Custom zinc die cast parts are often assembled with plastic parts, steel parts, springs, shafts, pins, electronic components, fasteners or other metal components. Assembly problems can appear when hole positions shift, threads are not deep enough, burrs remain on edges, coating thickness reduces clearance, hinge regions bind, or datum surfaces are not controlled.

These problems are not always visible from a single part inspection. A part may look acceptable, but it may still fail when installed into the final product. That is why buyers should define assembly requirements before tooling and verify them during sampling.

Assembly Risk

Cause

Prevention

Hole mismatch

Casting tolerance, fixture issue or unclear datum.

CNC machining and dimensional inspection.

Thread failure

Insufficient depth, burrs or poor tapping control.

Tapping control and gauge check.

Coating interference

Finish thickness reduces clearance.

Masking and dimension review after finishing.

Hinge binding

Dimensional variation or surface buildup.

Trial assembly and movement testing.

Poor fit

Unclear functional datum.

Define critical features before tooling.

2. Which Areas Need CNC Machining or Post-Machining?

Assembly-critical areas often need more control than as-cast zinc die casting can provide. These areas may include threaded holes, locating holes, hinge bores, shaft seats, contact surfaces, snap-fit areas and mating faces. Post-machining can improve accuracy where assembly fit is important.

Neway can combine casting with CNC machining for zinc die cast parts to reduce the risk of hole mismatch, poor thread quality, unstable datum surfaces and fixture-related variation.

3. How Surface Finishing Can Create Assembly Risk

Surface finishing can improve appearance and protection, but it can also create assembly risk. Plating, painting and coating thickness may affect holes, threads, snap-fit areas, hinge clearances and sealing contact surfaces. If finishing is planned separately from casting and machining, the final part may fail after coating even if the raw casting was acceptable.

Buyers should confirm which surfaces are coated, which areas require masking, which dimensions must be checked after finishing and which parts need trial assembly after surface treatment.

Process Stage

Assembly Question

Control Method

Die casting

Are the functional features formed in the correct position?

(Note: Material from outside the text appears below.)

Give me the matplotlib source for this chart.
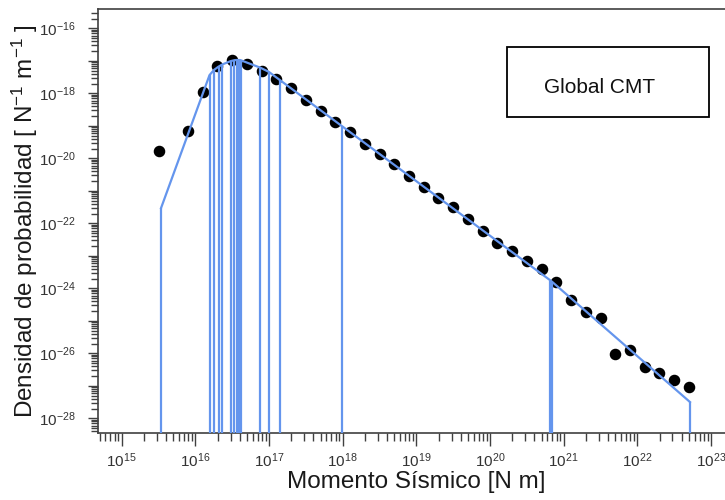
import numpy as np
import matplotlib
matplotlib.use('Agg')
import matplotlib.pyplot as plt
from matplotlib.ticker import LogLocator, FuncFormatter, NullFormatter
from matplotlib.patches import Rectangle

plt.rcParams['font.family'] = ['Liberation Sans', 'DejaVu Sans']
plt.rcParams['mathtext.fontset'] = 'custom'
plt.rcParams['mathtext.rm'] = 'Liberation Sans'
plt.rcParams['mathtext.it'] = 'Liberation Sans:italic'
plt.rcParams['mathtext.default'] = 'regular'

# binned event density (log10 of moment in N m, log10 of density)
bin_logM = [15.5, 15.9, 16.1, 16.3, 16.5, 16.7, 16.9, 17.1, 17.3, 17.5, 17.7, 17.9,
            18.1, 18.3, 18.5, 18.7, 18.9, 19.1, 19.3, 19.5, 19.7, 19.9, 20.1, 20.3,
            20.5, 20.7, 20.9, 21.1, 21.3, 21.5, 21.7, 21.9, 22.1, 22.3, 22.5, 22.7]
bin_logPdf = [-19.78, -19.16, -17.97, -17.16, -16.975, -17.10, -17.30, -17.56, -17.85,
              -18.21, -18.54, -18.87, -19.20, -19.56, -19.88, -20.18, -20.54, -20.89,
              -21.21, -21.51, -21.87, -22.23, -22.62, -22.85, -23.16, -23.41, -23.81,
              -24.36, -24.74, -24.92, -26.03, -25.90, -26.41, -26.60, -26.82, -27.03]

# fitted density evaluated at individual event moments
fit_logM = [15.534, 16.192, 16.253, 16.314, 16.368, 16.478, 16.531, 16.559, 16.586,
            16.613, 16.880, 16.997, 17.146, 17.984, 20.821, 20.848, 22.715]
fit_logPdf = [-21.53, -17.44, -17.28, -17.18, -17.11, -17.01, -16.98, -16.975, -16.975,
              -16.98, -17.21, -17.34, -17.59, -19.00, -23.76, -23.81, -27.50]

xlim_log = (14.678, 23.19)
ylim_log = (-28.452, -15.415)

M = 10.0 ** np.array(bin_logM)
pdf = 10.0 ** np.array(bin_logPdf)
fit_M = 10.0 ** np.array(fit_logM)
fit_pdf = 10.0 ** np.array(fit_logPdf)
ybottom = 10.0 ** ylim_log[0]

fig = plt.figure(figsize=(7.25, 5), dpi=100)
ax = fig.add_axes([98 / 725, 67 / 500, 627 / 725, 423.7 / 500])

blue = '#6495ED'
ax.plot(M, pdf, 'o', color='black', markersize=7.3, zorder=2)
ax.plot(fit_M, fit_pdf, color=blue, lw=1.6, zorder=3)
ax.vlines(fit_M, ybottom, fit_pdf, color=blue, lw=1.6, zorder=3)

ax.set_xscale('log')
ax.set_yscale('log')
ax.set_xlim(10 ** xlim_log[0], 10 ** xlim_log[1])
ax.set_ylim(ybottom, 10 ** ylim_log[1])

ax.xaxis.set_major_locator(LogLocator(base=10, numticks=30))
ax.xaxis.set_minor_locator(LogLocator(base=10, subs=np.arange(2, 10), numticks=300))
ax.yaxis.set_major_locator(LogLocator(base=10, numticks=30))
ax.yaxis.set_minor_locator(LogLocator(base=10, subs=np.arange(2, 10), numticks=300))
ax.xaxis.set_minor_formatter(NullFormatter())
ax.yaxis.set_minor_formatter(NullFormatter())


def fmt_x(v, pos):
    return r'$10^{%d}$' % round(np.log10(v))


def fmt_y(v, pos):
    e = int(round(np.log10(v)))
    if e % 2:
        return ''
    return r'$10^{%d}$' % e


ax.xaxis.set_major_formatter(FuncFormatter(fmt_x))
ax.yaxis.set_major_formatter(FuncFormatter(fmt_y))

spine_col = '#404040'
for side in ['left', 'bottom', 'top']:
    ax.spines[side].set_color(spine_col)
    ax.spines[side].set_linewidth(1.2)
ax.spines['right'].set_visible(False)
ax.tick_params(axis='both', which='both', direction='out', colors=spine_col,
               labelcolor='#333333', labelsize=11, top=False, right=False)
ax.tick_params(axis='x', which='major', length=9, width=1)
ax.tick_params(axis='x', which='minor', length=5.5, width=1)
ax.tick_params(axis='y', which='major', length=7, width=1)
ax.tick_params(axis='y', which='minor', length=5, width=1)
ax.tick_params(axis='x', pad=4)
ax.tick_params(axis='y', pad=9)

ax.set_xlabel('Momento Sísmico [N m]', fontsize=17.5, color='#1a1a1a')
ax.xaxis.set_label_coords(0.507, -0.09)
ax.set_ylabel(r'Densidad de probabilidad [ N$^{-1}$ m$^{-1}$ ]', fontsize=17.5,
              color='#1a1a1a')
ax.yaxis.set_label_coords(-0.092, 0.5)

ax.add_patch(Rectangle((0.652, 0.745), 0.322, 0.165, transform=ax.transAxes,
                       facecolor='white', edgecolor='black', lw=1.3, zorder=4))
ax.text(0.8006, 0.8017, 'Global CMT', transform=ax.transAxes, ha='center',
        va='baseline', fontsize=15, color='#111111', zorder=5)

fig.savefig('out.png', dpi=100)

Review tooling, datum and critical dimensions.

CNC machining

Are holes, threads and faces accurate enough?

Use fixtures, gauges and inspection plans.

Surface finishing

Does coating change clearance or fit?

Control thickness, masking and finished dimensions.

Assembly

Does the part fit with mating components?

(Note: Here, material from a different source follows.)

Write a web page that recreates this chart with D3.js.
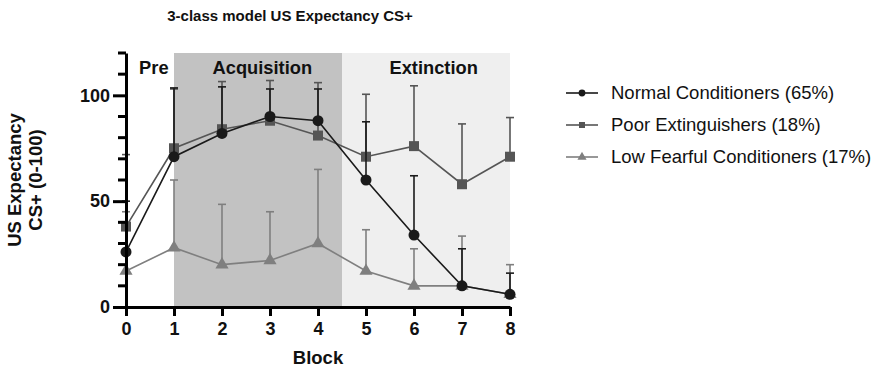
<!DOCTYPE html>
<html>
<head>
<meta charset="utf-8">
<script src="https://cdn.jsdelivr.net/npm/d3@7"></script>
<style>
  html, body { margin: 0; padding: 0; background: #fff; }
  svg { display: block; font-family: "Liberation Sans", Arial, Helvetica, sans-serif; }
</style>
</head>
<body>
<svg id="chart" width="878" height="373"></svg>
<script>
// Blocks on the x axis
const blocks = [0, 1, 2, 3, 4, 5, 6, 7, 8];

// Mean US expectancy per block, one array per latent class
const normalMean = [26, 71, 82, 90, 88, 60, 34, 10, 6];
const poorMean   = [38, 75, 84, 88, 81, 71, 76, 58, 71];
const lowMean    = [17, 28, 20, 22, 30, 17, 10, 10, 6];

// Upper end of each error bar (mean + SD)
const normalUpper = [50, 103.5, 104, 103, 103, 87.5, 62, 27.5, 16];
const poorUpper   = [72, 103, 106.5, 107, 106, 100.5, 104.5, 86.5, 89.5];
const lowUpper    = [45, 60, 48.5, 45, 65, 36.5, 27.5, 33.5, 20];

const seriesNames = ["Normal Conditioners (65%)", "Poor Extinguishers (18%)", "Low Fearful Conditioners (17%)"];
const yTicksMajor = [0, 50, 100];
const yTicksMinor = [10, 20, 30, 40, 60, 70, 80, 90, 110, 120];

// Experimental phases shaded behind the data
const phases = [
  { name: "Pre", from: 0, to: 1, fill: null, labelX: 0.58 },
  { name: "Acquisition", from: 1, to: 4.5, fill: "#c2c2c2", labelX: 2.84 },
  { name: "Extinction", from: 4.5, to: 8, fill: "#efefef", labelX: 6.41 }
];

const series = [
  { name: seriesNames[2], mean: lowMean, upper: lowUpper, color: "#7f7f7f", shape: "triangle" },
  { name: seriesNames[1], mean: poorMean, upper: poorUpper, color: "#555555", shape: "square" },
  { name: seriesNames[0], mean: normalMean, upper: normalUpper, color: "#1a1a1a", shape: "circle" }
];

const svg = d3.select("#chart");
const x = d3.scaleLinear().domain([0, 8]).range([126, 510]);
const y = d3.scaleLinear().domain([0, 120]).range([307, 53]);

// Phase shading
svg.append("g").selectAll("rect")
  .data(phases.filter(p => p.fill))
  .join("rect")
  .attr("x", d => x(d.from))
  .attr("width", d => x(d.to) - x(d.from))
  .attr("y", y(120))
  .attr("height", y(0) - y(120))
  .attr("fill", d => d.fill);

// Phase labels
svg.append("g").selectAll("text")
  .data(phases)
  .join("text")
  .attr("x", d => x(d.labelX))
  .attr("y", 74)
  .attr("text-anchor", "middle")
  .attr("font-weight", "bold")
  .attr("font-size", 18.3)
  .attr("fill", "#111")
  .text(d => d.name);

function marker(sel, shape, size, color) {
  const sym = shape === "circle" ? d3.symbolCircle : shape === "square" ? d3.symbolSquare : d3.symbolTriangle;
  sel.append("path")
    .attr("d", d3.symbol().type(sym).size(size))
    .attr("fill", color);
}

const markerSize = { circle: 95, square: 100, triangle: 75 };

series.forEach(s => {
  const g = svg.append("g");
  const pts = blocks.map((b, i) => ({ b, m: s.mean[i], u: s.upper[i] }));
  // error bars (upper only)
  const eb = g.append("g").attr("stroke", s.color).attr("stroke-width", 1.6);
  eb.selectAll("line.v").data(pts).join("line").attr("class", "v")
    .attr("x1", d => x(d.b)).attr("x2", d => x(d.b))
    .attr("y1", d => y(d.m)).attr("y2", d => y(d.u));
  eb.selectAll("line.c").data(pts).join("line").attr("class", "c")
    .attr("x1", d => x(d.b) - 4).attr("x2", d => x(d.b) + 4)
    .attr("y1", d => y(d.u)).attr("y2", d => y(d.u));
  // line
  g.append("path")
    .datum(pts)
    .attr("fill", "none")
    .attr("stroke", s.color)
    .attr("stroke-width", 1.6)
    .attr("d", d3.line().x(d => x(d.b)).y(d => y(d.m)));
  // markers
  g.selectAll("g.pt").data(pts).join("g").attr("class", "pt")
    .attr("transform", d => `translate(${x(d.b)},${y(d.m)})`)
    .each(function () { marker(d3.select(this), s.shape, markerSize[s.shape], s.color); });
});

// Y axis
const yAxis = svg.append("g").attr("transform", `translate(${x(0)},0)`);
yAxis.call(d3.axisLeft(y).tickValues(yTicksMajor).tickSize(13).tickPadding(3).tickSizeOuter(0));
yAxis.select(".domain").attr("stroke", "#000").attr("stroke-width", 3);
yAxis.selectAll(".tick line").attr("stroke", "#000").attr("stroke-width", 3);
yAxis.selectAll(".tick text").attr("font-size", 18).attr("font-weight", "bold").attr("fill", "#111")
  .attr("font-family", "Liberation Sans, Arial, sans-serif");
yAxis.append("g").selectAll("line").data(yTicksMinor).join("line")
  .attr("x1", -8).attr("x2", 0).attr("y1", d => y(d)).attr("y2", d => y(d))
  .attr("stroke", "#000").attr("stroke-width", 3);

// X axis
const xAxis = svg.append("g").attr("transform", `translate(0,${y(0)})`);
xAxis.call(d3.axisBottom(x).tickValues(blocks).tickFormat(d3.format("d")).tickSize(9).tickPadding(6).tickSizeOuter(0));
xAxis.select(".domain").attr("stroke", "#000").attr("stroke-width", 3);
xAxis.selectAll(".tick line").attr("stroke", "#000").attr("stroke-width", 3);
xAxis.selectAll(".tick text").attr("font-size", 18).attr("font-weight", "bold").attr("fill", "#111")
  .attr("font-family", "Liberation Sans, Arial, sans-serif");

// Axis titles
svg.append("text")
  .attr("x", 318).attr("y", 364)
  .attr("text-anchor", "middle").attr("font-weight", "bold").attr("font-size", 18.5).attr("fill", "#111")
  .text("Block");

const yTitle = svg.append("text")
  .attr("transform", `translate(21,${y(60)}) rotate(-90)`)
  .attr("text-anchor", "middle").attr("font-weight", "bold").attr("font-size", 18.5).attr("fill", "#111");
yTitle.append("tspan").attr("x", 0).attr("dy", 0).text("US Expectancy");
yTitle.append("tspan").attr("x", 0).attr("dy", 21).text("CS+ (0-100)");

// Chart title
svg.append("text")
  .attr("x", 290).attr("y", 21)
  .attr("text-anchor", "middle").attr("font-weight", "bold").attr("font-size", 15).attr("fill", "#111")
  .text("3-class model US Expectancy CS+");

// Legend
const legendItems = [series[2], series[1], series[0]];
const legend = svg.append("g").attr("transform", "translate(566,93)");
legendItems.forEach((s, i) => {
  const row = legend.append("g").attr("transform", `translate(0,${i * 32})`);
  row.append("line").attr("x1", 0).attr("x2", 32).attr("y1", 0).attr("y2", 0)
    .attr("stroke", s.color).attr("stroke-width", 1.6);
  const m = row.append("g").attr("transform", "translate(16,0)");
  marker(m, s.shape, 36, s.color);
  row.append("text").attr("x", 45).attr("y", 0).attr("dy", "0.35em")
    .attr("font-size", 18.5).attr("fill", "#111").text(s.name);
});
</script>
</body>
</html>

Use trial assembly and functional testing.

Packaging

Can the finished parts be protected during delivery?

Use secure packaging and surface protection.

4. Why Sample Assembly and Pilot Run Are Important

Buyers should not move directly from visual sample approval to mass production when the part has assembly requirements. Sample assembly helps confirm screw engagement, hinge movement, snap-fit behavior, mating clearance, coating effect, burr control and actual fit with related components.

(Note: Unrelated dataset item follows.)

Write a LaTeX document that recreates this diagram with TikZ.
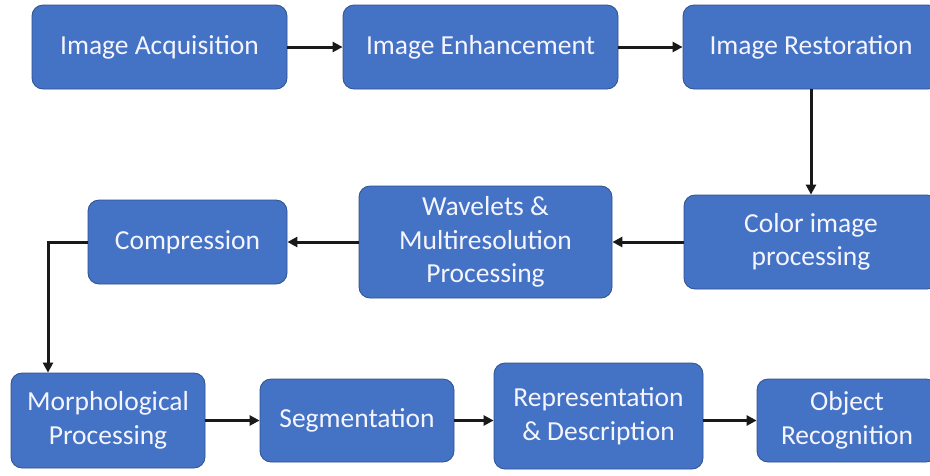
\documentclass[tikz,border=0pt]{standalone}
\usepackage{fontspec}
\setmainfont{Carlito}
\usetikzlibrary{arrows.meta}
\definecolor{boxblue}{HTML}{4472C4}
\definecolor{boxedge}{HTML}{2F528F}
\tikzset{
  stage/.style={draw=boxedge, line width=0.8pt, fill=boxblue, rounded corners=11pt,
    text=white!96!blue, align=center, inner sep=0pt,
    font=\fontsize{27.5}{33.5}\selectfont},
  flow/.style={line width=3pt, draw=black!90, -{Triangle[length=10pt,width=10pt]}}
}
\begin{document}
\begin{tikzpicture}[x=1pt, y=-1pt]
  \useasboundingbox (0,0) rectangle (930,475);
  \clip (0,0) rectangle (930,475);
  \fill[white] (0,0) rectangle (930,475);

  % first row
  \node[stage, minimum width=255pt, minimum height=84pt] (acq) at (159.5,47) {Image Acquisition};
  \node[stage, minimum width=275pt, minimum height=84pt] (enh) at (480.5,47) {Image Enhancement};
  \node[stage, minimum width=256pt, minimum height=84pt] (rest) at (811,47) {Image Restoration};

  % second row
  \node[stage, minimum width=254pt, minimum height=94pt] (col) at (811,242) {Color image\\processing};
  \node[stage, minimum width=253pt, minimum height=112pt] (wav) at (485.5,242) {Wavelets \&\\Multiresolution\\Processing};
  \node[stage, minimum width=199pt, minimum height=84pt] (comp) at (187.5,242) {Compression};

  % third row
  \node[stage, minimum width=194pt, minimum height=95pt] (morph) at (108,420.5) {Morphological\\Processing};
  \node[stage, minimum width=194pt, minimum height=83pt] (seg) at (357,420.5) {Segmentation};
  \node[stage, minimum width=209pt, minimum height=106pt] (rep) at (598.5,416) {Representation\\\& Description};
  \node[stage, minimum width=180pt, minimum height=83pt] (obj) at (847,420.5) {Object\\Recognition};

  \coordinate (bend) at (48,242);

  % connectors
  \draw[flow] (acq.east) -- (enh.west);
  \draw[flow] (enh.east) -- (rest.west);
  \draw[flow] (rest.south) -- (col.north);
  \draw[flow] (col.west) -- (wav.west -| wav.east);
  \draw[flow] (wav.west) -- (comp.east);
  \draw[flow] (comp.west) -- (bend) -- (bend |- morph.north);
  \draw[flow] (morph.east) -- (seg.west);
  \draw[flow] (seg.east) -- (seg.east -| rep.west);
  \draw[flow] (obj.west -| rep.east) -- (obj.west);
\end{tikzpicture}
\end{document}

A pilot run is safer than direct mass production because it can reveal batch-level risks. It can show whether CNC fixtures are stable, whether coating thickness remains consistent, whether burr removal is effective and whether the part can pass repeated assembly checks.

5. How Neway Supports Ready-to-Use Zinc Die Casting Parts

The delivery target of a custom zinc die casting project should not be only a raw casting. It should be a ready-to-use metal component that can assemble correctly, pass functional testing and enter the final product. Neway can support assembled zinc die cast components through casting, machining, finishing, assembly and inspection coordination.

For buyers who want to reduce supplier coordination risk, Neway can also provide custom assembly and secure packaging for ready-to-use components and one-stop zinc die casting supplier support.

Summary

Buyer Concern

Recommended Control

The part must fit with other components.

Define critical dimensions, datum features and assembly interfaces before tooling.

The part has threads, holes or hinges.

Use CNC machining, post-machining, gauges and trial assembly.

The part will be plated or coated.

Review coating thickness, masking and final assembly clearance.

The buyer needs ready-to-use parts.

Use integrated casting, machining, finishing, assembly and packaging support.